- **What you are asked to do**:
Look below for the line containing "Reproduce this chart with Plotly."; from there through the line containing "y_dtick = [2000, 5000, 5000]", both lines included, please set down each line exactly and nothing else.

* * *

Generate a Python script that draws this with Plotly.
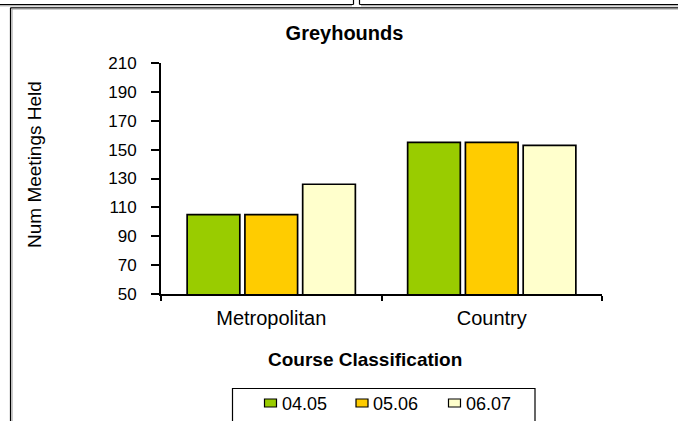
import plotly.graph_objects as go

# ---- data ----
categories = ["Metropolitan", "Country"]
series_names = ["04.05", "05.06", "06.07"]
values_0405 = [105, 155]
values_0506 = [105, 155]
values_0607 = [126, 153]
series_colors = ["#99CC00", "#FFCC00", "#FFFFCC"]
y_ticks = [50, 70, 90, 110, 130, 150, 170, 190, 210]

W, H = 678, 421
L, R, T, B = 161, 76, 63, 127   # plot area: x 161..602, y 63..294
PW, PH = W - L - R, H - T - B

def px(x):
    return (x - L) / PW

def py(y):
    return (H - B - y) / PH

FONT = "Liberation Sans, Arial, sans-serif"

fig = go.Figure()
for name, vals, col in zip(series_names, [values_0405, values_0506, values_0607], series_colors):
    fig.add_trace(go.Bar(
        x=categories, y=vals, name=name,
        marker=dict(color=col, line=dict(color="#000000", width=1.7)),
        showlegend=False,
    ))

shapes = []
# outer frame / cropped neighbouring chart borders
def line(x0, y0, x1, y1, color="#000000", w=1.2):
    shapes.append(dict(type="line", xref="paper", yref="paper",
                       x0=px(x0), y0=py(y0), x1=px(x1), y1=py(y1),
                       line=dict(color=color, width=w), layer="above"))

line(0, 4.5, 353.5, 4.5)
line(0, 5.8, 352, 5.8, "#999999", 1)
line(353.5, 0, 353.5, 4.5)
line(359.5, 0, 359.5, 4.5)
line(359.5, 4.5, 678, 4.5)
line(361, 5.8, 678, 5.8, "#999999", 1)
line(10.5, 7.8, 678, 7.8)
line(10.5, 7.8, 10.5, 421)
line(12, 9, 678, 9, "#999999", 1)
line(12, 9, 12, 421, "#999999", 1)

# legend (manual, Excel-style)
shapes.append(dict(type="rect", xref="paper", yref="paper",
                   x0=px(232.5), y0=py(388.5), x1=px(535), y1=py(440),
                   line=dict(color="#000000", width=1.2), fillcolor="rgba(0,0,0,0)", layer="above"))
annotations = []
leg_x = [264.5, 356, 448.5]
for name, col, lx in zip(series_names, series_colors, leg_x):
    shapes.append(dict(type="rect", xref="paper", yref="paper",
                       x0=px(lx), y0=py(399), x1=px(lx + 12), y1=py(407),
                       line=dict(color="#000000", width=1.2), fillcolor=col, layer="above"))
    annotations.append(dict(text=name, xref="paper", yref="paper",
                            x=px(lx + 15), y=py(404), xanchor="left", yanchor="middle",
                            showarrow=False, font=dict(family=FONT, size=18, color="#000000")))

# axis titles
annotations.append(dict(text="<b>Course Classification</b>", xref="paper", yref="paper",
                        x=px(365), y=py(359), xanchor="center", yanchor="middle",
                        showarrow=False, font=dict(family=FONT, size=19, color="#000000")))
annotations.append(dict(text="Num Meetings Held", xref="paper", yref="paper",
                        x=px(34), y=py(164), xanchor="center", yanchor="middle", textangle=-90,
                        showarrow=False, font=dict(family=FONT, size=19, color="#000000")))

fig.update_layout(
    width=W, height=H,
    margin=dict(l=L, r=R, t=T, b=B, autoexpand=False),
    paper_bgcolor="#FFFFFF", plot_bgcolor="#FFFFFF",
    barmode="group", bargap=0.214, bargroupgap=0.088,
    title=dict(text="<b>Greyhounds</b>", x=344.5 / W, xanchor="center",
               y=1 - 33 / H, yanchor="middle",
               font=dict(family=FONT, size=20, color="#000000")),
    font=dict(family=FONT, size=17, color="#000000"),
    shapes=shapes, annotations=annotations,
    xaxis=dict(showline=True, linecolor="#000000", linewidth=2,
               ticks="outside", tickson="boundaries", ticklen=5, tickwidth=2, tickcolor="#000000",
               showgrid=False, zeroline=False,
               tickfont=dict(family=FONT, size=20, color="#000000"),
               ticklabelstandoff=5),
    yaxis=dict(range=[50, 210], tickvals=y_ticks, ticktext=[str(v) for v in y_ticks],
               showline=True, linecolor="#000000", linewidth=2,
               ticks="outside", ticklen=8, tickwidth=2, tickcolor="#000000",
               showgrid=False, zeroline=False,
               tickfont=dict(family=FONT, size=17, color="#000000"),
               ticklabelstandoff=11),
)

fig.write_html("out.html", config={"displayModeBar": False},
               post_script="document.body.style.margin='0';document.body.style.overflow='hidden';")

* * *

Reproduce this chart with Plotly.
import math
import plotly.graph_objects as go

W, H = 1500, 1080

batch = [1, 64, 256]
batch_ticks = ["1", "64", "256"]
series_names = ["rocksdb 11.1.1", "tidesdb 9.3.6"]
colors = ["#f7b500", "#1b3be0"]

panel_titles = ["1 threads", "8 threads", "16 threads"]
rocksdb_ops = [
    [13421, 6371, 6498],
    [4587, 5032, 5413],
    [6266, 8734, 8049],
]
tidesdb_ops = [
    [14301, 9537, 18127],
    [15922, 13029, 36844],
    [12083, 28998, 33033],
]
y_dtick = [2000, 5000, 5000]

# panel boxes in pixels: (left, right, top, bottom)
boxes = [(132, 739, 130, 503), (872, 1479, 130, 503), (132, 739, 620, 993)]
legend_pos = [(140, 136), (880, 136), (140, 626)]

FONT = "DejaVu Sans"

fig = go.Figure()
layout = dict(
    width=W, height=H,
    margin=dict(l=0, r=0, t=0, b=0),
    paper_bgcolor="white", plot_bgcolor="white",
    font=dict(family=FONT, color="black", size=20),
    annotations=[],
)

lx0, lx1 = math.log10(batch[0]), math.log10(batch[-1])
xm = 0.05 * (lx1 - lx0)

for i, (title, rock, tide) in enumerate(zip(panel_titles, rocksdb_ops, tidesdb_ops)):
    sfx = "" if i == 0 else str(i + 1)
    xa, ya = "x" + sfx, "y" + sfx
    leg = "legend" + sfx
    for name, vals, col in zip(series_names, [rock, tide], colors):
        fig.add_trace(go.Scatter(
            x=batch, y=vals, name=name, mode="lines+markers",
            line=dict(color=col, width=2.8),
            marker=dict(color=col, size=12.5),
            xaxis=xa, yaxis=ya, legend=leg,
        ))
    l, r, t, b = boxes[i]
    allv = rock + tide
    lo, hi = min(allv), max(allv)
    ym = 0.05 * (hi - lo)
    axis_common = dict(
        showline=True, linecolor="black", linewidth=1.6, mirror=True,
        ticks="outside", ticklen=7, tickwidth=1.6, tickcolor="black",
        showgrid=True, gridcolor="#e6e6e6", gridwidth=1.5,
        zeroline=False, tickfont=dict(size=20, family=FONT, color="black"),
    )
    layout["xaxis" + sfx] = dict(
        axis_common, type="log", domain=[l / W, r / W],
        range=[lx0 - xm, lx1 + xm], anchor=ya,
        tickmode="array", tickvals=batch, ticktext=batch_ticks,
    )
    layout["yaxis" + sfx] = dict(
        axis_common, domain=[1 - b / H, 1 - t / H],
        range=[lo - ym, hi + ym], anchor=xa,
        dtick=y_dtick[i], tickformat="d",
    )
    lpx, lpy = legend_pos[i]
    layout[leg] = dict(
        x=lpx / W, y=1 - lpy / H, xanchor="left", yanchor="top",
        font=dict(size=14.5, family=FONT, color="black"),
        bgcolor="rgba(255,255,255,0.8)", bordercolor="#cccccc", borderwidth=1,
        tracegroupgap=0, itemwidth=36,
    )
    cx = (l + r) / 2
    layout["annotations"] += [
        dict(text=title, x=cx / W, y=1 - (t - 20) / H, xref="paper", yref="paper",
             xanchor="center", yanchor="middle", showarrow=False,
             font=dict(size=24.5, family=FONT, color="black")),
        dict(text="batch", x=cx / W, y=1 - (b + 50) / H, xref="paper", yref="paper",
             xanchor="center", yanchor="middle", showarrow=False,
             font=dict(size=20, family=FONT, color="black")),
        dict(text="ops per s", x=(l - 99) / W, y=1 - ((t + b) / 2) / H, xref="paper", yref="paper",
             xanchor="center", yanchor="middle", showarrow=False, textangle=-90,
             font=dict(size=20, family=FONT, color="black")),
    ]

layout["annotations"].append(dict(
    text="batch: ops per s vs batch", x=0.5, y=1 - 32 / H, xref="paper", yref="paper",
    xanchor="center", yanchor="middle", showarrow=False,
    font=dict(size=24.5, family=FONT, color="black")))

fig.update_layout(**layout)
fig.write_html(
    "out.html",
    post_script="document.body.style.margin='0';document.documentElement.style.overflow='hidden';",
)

* * *

- **Result of this task**:
Reproduce this chart with Plotly.
import math
import plotly.graph_objects as go

W, H = 1500, 1080

batch = [1, 64, 256]
batch_ticks = ["1", "64", "256"]
series_names = ["rocksdb 11.1.1", "tidesdb 9.3.6"]
colors = ["#f7b500", "#1b3be0"]

panel_titles = ["1 threads", "8 threads", "16 threads"]
rocksdb_ops = [
    [13421, 6371, 6498],
    [4587, 5032, 5413],
    [6266, 8734, 8049],
]
tidesdb_ops = [
    [14301, 9537, 18127],
    [15922, 13029, 36844],
    [12083, 28998, 33033],
]
y_dtick = [2000, 5000, 5000]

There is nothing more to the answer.